» **Your instructions**:
Copy every line of the data in which the word "this" occurs.

» **Record list**:

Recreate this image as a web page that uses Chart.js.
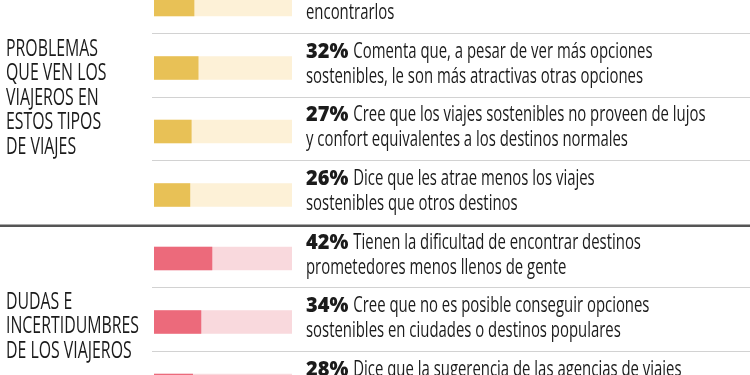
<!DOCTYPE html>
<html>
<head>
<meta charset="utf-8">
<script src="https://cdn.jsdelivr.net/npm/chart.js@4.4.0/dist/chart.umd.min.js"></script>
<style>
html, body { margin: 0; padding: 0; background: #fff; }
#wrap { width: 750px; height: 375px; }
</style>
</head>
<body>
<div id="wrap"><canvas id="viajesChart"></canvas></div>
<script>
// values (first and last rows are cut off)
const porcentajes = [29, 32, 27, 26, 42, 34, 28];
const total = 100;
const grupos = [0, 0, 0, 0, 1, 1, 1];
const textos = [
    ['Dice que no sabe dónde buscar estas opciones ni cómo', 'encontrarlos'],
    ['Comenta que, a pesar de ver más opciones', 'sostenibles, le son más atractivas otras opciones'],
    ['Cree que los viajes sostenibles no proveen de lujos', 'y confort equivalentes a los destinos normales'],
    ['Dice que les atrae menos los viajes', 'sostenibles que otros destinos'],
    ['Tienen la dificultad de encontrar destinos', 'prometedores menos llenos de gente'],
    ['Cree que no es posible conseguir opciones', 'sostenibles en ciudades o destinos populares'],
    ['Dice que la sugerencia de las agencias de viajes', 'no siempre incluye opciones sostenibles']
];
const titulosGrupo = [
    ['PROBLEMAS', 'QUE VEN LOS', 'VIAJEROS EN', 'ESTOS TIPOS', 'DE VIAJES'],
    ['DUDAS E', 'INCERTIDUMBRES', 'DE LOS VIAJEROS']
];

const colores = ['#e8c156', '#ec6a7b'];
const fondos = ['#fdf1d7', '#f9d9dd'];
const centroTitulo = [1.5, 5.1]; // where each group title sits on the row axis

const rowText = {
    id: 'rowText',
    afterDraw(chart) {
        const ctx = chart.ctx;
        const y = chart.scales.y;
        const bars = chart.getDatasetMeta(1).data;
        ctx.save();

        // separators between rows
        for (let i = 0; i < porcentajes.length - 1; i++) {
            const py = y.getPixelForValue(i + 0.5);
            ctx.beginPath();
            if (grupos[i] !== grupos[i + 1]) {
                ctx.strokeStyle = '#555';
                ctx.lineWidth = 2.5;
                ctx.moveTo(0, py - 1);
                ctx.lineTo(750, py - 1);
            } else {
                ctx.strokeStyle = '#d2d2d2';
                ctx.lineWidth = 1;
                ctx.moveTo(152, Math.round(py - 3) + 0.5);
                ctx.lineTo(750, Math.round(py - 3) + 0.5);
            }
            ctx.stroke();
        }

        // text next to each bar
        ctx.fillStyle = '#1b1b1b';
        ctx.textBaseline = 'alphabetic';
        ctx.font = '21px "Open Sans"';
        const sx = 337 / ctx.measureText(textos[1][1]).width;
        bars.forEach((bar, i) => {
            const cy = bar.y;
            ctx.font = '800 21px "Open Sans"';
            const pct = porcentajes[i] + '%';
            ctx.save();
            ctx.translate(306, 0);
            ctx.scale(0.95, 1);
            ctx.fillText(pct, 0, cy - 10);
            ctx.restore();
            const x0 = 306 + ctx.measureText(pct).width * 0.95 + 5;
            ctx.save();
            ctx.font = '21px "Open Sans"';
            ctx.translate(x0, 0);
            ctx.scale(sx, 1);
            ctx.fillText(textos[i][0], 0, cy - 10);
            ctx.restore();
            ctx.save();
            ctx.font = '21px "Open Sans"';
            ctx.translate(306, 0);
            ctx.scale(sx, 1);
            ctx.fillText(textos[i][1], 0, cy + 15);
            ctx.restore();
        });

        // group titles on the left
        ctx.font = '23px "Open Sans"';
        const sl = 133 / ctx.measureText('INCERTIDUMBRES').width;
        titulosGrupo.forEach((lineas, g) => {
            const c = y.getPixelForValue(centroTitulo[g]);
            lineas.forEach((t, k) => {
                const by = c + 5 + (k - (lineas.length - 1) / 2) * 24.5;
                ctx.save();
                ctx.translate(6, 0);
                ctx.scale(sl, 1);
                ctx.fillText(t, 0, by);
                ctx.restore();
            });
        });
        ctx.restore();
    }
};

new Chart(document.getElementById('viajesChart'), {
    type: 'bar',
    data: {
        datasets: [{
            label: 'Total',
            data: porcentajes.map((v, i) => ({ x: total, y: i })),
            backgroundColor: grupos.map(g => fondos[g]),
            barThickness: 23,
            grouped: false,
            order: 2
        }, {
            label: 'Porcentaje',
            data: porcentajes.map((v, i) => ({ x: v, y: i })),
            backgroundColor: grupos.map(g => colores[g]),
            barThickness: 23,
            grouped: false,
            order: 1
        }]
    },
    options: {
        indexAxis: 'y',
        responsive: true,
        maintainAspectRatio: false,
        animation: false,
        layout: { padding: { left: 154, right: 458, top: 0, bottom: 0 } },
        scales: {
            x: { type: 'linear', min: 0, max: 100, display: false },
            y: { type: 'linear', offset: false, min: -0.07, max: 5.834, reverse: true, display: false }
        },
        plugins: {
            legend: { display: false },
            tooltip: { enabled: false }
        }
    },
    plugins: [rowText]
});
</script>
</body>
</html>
---
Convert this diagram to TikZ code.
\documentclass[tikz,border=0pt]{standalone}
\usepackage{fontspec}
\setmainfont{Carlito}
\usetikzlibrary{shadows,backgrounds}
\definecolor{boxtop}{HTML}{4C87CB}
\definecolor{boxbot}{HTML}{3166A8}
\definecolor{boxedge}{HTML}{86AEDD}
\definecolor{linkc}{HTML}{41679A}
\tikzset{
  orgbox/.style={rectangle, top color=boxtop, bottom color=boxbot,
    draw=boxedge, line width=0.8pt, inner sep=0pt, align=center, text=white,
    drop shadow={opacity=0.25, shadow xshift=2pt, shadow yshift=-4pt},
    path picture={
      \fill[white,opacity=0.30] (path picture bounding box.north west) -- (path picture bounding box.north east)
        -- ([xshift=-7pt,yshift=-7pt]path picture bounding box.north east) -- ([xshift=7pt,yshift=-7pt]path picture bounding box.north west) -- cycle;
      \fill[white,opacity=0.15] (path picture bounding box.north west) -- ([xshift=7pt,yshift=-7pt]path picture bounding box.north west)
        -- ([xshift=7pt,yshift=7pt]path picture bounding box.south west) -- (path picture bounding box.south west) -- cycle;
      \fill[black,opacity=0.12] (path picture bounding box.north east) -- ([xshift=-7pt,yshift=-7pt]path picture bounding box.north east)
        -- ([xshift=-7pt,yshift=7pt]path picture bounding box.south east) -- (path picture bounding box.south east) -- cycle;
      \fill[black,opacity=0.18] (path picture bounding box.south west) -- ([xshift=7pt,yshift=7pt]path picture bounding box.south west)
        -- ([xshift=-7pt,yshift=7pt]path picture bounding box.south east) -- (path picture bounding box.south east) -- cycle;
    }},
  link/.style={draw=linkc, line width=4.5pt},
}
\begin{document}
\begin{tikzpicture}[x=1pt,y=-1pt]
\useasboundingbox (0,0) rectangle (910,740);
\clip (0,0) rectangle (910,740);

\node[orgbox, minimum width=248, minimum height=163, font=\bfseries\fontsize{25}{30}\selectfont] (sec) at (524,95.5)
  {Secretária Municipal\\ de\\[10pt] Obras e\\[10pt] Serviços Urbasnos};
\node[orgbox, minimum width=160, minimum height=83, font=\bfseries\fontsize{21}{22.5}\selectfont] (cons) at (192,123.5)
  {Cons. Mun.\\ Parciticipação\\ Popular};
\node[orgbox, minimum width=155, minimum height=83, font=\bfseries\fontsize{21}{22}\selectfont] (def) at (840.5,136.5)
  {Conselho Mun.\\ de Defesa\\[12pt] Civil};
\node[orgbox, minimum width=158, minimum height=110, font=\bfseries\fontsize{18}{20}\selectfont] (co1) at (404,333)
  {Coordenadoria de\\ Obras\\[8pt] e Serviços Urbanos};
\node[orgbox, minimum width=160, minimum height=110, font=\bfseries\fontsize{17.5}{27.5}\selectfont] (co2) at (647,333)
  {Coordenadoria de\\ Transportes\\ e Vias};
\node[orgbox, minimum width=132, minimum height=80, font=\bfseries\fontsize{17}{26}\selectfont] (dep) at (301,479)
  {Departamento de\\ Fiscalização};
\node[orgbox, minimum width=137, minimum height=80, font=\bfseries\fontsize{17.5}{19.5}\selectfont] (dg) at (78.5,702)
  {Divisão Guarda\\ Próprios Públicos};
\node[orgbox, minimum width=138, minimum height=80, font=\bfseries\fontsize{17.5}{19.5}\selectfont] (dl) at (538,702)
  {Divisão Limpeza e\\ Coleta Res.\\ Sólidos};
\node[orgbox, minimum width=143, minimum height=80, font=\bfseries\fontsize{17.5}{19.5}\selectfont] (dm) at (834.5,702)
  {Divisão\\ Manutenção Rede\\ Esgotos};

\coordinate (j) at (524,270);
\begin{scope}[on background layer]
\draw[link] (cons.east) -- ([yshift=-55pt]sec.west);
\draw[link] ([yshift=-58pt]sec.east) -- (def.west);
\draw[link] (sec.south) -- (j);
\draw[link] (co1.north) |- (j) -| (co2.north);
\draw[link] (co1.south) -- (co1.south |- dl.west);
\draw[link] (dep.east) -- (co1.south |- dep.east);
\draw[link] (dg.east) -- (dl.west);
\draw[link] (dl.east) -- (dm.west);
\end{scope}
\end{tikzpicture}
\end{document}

» **In response**:
Recreate this image as a web page that uses Chart.js.
Convert this diagram to TikZ code.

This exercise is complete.